Source records
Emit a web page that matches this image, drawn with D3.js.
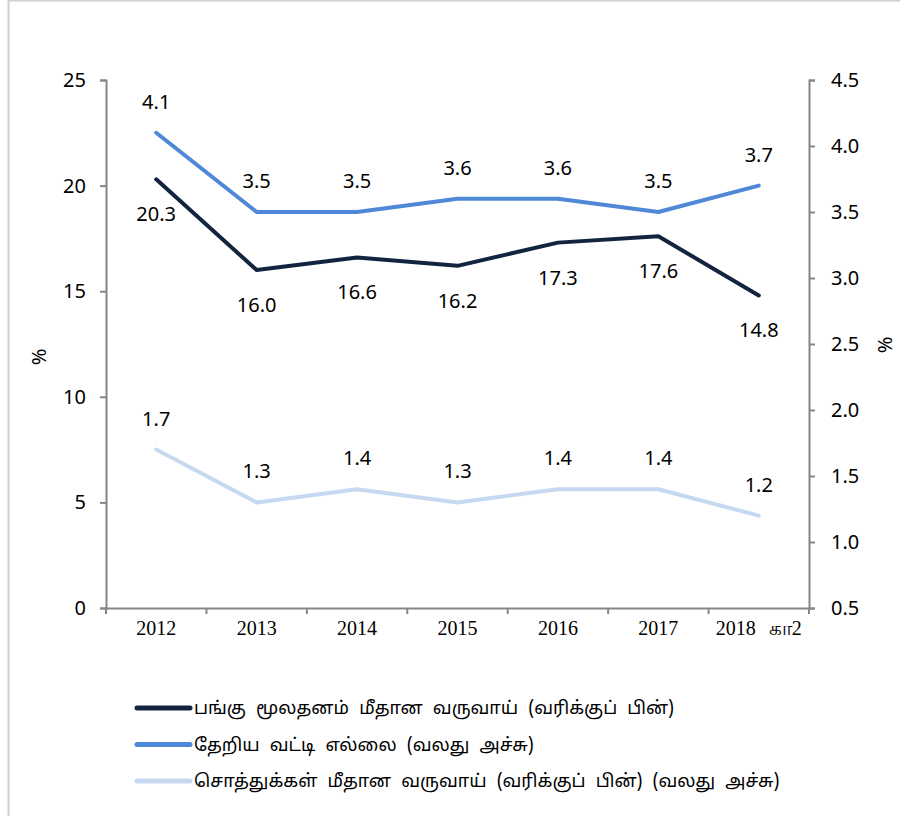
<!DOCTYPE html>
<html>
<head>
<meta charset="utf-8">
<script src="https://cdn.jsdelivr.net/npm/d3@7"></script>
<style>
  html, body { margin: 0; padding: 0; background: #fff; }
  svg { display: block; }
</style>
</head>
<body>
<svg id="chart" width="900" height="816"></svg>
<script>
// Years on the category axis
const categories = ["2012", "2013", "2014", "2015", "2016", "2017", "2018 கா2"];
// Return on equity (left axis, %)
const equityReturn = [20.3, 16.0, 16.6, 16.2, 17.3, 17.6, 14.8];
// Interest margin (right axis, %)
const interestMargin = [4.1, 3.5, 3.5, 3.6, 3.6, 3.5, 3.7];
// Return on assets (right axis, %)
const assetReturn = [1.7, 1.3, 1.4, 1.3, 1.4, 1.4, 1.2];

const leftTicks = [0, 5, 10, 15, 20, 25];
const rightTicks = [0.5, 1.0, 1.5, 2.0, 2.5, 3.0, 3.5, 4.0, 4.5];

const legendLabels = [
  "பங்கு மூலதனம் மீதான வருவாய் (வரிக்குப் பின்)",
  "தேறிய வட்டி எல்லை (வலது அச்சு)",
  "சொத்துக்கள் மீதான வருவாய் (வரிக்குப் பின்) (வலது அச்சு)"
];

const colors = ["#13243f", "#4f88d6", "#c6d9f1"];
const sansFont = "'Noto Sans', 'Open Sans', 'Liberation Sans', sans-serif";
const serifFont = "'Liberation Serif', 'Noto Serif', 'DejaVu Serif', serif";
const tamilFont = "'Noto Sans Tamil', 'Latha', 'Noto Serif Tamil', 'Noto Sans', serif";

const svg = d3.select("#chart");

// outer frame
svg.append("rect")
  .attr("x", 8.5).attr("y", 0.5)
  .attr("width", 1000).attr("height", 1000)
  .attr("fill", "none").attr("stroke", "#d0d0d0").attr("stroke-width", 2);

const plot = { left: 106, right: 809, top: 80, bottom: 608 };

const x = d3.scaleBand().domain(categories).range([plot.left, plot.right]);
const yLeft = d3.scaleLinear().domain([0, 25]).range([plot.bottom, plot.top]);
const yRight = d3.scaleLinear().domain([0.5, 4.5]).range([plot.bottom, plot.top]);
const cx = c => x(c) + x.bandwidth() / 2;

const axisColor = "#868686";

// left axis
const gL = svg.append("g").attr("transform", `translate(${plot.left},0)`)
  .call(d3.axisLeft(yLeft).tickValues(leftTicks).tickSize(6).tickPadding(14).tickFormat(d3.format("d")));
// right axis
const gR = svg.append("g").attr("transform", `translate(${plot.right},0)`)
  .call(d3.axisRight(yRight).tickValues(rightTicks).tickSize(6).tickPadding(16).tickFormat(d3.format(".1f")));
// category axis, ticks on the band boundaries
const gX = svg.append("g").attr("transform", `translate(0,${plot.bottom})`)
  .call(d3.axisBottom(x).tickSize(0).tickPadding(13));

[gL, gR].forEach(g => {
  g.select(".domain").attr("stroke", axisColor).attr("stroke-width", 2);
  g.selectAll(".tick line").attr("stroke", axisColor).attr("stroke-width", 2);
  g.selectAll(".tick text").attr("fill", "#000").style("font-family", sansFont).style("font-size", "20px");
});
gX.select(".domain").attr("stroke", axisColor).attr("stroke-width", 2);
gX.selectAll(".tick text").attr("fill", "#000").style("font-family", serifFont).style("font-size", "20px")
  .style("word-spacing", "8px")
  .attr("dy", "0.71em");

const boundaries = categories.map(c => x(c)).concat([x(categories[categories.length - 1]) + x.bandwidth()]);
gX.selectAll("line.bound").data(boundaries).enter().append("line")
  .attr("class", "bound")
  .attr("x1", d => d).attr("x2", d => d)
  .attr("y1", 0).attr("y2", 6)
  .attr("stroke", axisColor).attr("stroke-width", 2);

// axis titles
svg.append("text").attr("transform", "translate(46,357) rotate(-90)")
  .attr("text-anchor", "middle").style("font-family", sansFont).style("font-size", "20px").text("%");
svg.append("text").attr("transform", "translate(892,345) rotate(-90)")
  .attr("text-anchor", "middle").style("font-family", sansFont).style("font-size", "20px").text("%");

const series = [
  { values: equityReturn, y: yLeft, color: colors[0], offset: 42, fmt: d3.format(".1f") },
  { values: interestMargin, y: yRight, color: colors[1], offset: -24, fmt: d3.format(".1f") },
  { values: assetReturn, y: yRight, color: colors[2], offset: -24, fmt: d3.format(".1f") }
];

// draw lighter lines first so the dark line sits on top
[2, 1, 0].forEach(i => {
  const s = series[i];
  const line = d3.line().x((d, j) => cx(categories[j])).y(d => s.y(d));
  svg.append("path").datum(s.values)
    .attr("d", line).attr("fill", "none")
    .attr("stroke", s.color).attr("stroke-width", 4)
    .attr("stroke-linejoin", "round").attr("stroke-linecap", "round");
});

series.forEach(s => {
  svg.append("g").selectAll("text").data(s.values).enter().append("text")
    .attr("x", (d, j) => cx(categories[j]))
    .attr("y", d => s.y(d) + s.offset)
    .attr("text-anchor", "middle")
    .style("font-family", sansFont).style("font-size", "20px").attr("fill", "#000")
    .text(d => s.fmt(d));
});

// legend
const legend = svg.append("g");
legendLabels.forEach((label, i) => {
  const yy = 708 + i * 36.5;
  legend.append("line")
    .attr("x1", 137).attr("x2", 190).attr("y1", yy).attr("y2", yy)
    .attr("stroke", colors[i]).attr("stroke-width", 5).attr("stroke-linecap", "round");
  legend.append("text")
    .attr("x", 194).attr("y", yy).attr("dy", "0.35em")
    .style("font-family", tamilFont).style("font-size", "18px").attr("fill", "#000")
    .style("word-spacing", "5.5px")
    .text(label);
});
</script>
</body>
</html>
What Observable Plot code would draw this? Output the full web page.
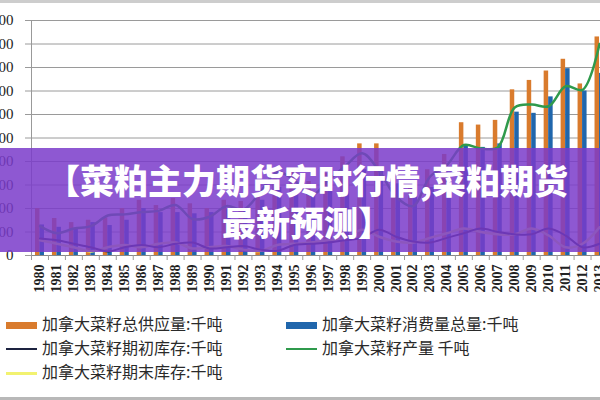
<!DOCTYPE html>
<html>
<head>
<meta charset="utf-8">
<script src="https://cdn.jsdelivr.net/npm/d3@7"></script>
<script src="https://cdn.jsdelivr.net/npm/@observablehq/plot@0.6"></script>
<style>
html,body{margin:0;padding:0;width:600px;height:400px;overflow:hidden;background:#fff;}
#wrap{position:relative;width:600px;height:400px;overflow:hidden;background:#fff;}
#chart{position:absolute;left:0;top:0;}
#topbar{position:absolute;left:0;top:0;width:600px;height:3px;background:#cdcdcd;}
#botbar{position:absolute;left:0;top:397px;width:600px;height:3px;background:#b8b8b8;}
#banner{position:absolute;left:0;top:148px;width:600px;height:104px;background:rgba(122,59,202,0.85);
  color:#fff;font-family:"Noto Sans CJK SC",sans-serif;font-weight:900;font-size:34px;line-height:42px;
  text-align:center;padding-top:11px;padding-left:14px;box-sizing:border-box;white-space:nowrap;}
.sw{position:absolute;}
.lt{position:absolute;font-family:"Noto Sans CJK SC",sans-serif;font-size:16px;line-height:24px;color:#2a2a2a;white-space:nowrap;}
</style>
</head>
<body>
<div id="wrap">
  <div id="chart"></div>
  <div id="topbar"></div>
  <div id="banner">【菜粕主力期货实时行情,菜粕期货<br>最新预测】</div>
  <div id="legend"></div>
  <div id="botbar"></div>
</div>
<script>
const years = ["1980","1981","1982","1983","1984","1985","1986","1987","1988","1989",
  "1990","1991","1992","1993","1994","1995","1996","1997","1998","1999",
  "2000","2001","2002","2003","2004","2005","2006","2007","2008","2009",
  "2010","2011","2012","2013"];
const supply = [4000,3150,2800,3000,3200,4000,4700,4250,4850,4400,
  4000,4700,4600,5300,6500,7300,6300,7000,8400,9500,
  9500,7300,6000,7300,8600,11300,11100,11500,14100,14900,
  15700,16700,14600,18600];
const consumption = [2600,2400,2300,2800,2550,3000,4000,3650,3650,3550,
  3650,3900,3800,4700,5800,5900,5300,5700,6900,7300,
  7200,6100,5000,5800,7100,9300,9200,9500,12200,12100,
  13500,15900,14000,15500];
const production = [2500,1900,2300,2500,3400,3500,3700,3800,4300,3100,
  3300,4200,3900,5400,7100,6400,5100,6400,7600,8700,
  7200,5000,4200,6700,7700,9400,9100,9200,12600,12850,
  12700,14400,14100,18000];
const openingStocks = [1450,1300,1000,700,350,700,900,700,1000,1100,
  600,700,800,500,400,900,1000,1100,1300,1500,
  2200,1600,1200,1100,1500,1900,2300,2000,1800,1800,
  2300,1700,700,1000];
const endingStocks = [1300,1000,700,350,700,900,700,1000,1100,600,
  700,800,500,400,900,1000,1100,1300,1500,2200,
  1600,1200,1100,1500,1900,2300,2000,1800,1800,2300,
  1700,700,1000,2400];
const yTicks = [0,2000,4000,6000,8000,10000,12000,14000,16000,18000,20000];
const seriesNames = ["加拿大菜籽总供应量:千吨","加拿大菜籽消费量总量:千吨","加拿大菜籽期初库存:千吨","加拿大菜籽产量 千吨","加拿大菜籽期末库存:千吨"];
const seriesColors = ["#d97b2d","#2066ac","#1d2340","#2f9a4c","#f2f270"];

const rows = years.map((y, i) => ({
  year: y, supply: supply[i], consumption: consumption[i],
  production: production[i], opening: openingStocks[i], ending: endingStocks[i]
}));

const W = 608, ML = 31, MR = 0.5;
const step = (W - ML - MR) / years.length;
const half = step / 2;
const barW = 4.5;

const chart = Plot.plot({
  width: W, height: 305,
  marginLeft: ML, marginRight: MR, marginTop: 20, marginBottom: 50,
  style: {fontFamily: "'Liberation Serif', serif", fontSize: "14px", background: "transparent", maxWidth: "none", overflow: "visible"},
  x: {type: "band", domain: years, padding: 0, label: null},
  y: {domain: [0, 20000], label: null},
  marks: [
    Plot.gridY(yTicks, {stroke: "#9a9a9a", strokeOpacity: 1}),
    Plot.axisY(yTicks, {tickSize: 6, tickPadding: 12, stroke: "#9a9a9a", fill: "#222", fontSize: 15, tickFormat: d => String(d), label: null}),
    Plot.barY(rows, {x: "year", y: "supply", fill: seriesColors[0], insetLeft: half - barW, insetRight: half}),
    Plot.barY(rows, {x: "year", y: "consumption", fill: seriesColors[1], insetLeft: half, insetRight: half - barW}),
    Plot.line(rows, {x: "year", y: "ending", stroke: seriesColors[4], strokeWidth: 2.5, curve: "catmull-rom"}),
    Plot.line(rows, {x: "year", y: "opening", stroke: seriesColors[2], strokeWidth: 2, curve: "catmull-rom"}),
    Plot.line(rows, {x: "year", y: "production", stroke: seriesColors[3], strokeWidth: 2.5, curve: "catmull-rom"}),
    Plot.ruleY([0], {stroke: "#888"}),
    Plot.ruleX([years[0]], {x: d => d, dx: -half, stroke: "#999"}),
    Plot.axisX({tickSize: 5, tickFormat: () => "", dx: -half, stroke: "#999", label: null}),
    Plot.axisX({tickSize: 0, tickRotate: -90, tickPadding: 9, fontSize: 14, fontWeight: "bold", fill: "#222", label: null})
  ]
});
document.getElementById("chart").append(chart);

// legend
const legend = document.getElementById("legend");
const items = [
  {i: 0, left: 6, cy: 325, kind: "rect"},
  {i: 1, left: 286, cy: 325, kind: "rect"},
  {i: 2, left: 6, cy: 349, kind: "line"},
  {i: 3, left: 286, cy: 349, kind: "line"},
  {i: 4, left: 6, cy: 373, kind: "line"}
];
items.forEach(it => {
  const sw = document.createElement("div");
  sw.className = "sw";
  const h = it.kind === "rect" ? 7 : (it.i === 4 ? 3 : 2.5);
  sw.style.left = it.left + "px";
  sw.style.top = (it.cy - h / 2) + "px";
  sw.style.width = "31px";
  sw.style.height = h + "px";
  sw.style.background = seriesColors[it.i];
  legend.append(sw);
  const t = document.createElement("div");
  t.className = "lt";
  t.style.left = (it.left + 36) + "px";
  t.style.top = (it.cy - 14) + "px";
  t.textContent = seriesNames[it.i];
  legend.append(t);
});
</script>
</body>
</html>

What to work on
Exactly as written, repeat the lines from the beginning of the entries up to and including the line with "3.5, 4.0, 4.5];", but not the pictures.

Reply to the exercise
Emit a web page that matches this image, drawn with D3.js.
<!DOCTYPE html>
<html>
<head>
<meta charset="utf-8">
<script src="https://cdn.jsdelivr.net/npm/d3@7"></script>
<style>
  html, body { margin: 0; padding: 0; background: #fff; }
  svg { display: block; }
</style>
</head>
<body>
<svg id="chart" width="900" height="816"></svg>
<script>
// Years on the category axis
const categories = ["2012", "2013", "2014", "2015", "2016", "2017", "2018 கா2"];
// Return on equity (left axis, %)
const equityReturn = [20.3, 16.0, 16.6, 16.2, 17.3, 17.6, 14.8];
// Interest margin (right axis, %)
const interestMargin = [4.1, 3.5, 3.5, 3.6, 3.6, 3.5, 3.7];
// Return on assets (right axis, %)
const assetReturn = [1.7, 1.3, 1.4, 1.3, 1.4, 1.4, 1.2];

const leftTicks = [0, 5, 10, 15, 20, 25];
const rightTicks = [0.5, 1.0, 1.5, 2.0, 2.5, 3.0, 3.5, 4.0, 4.5];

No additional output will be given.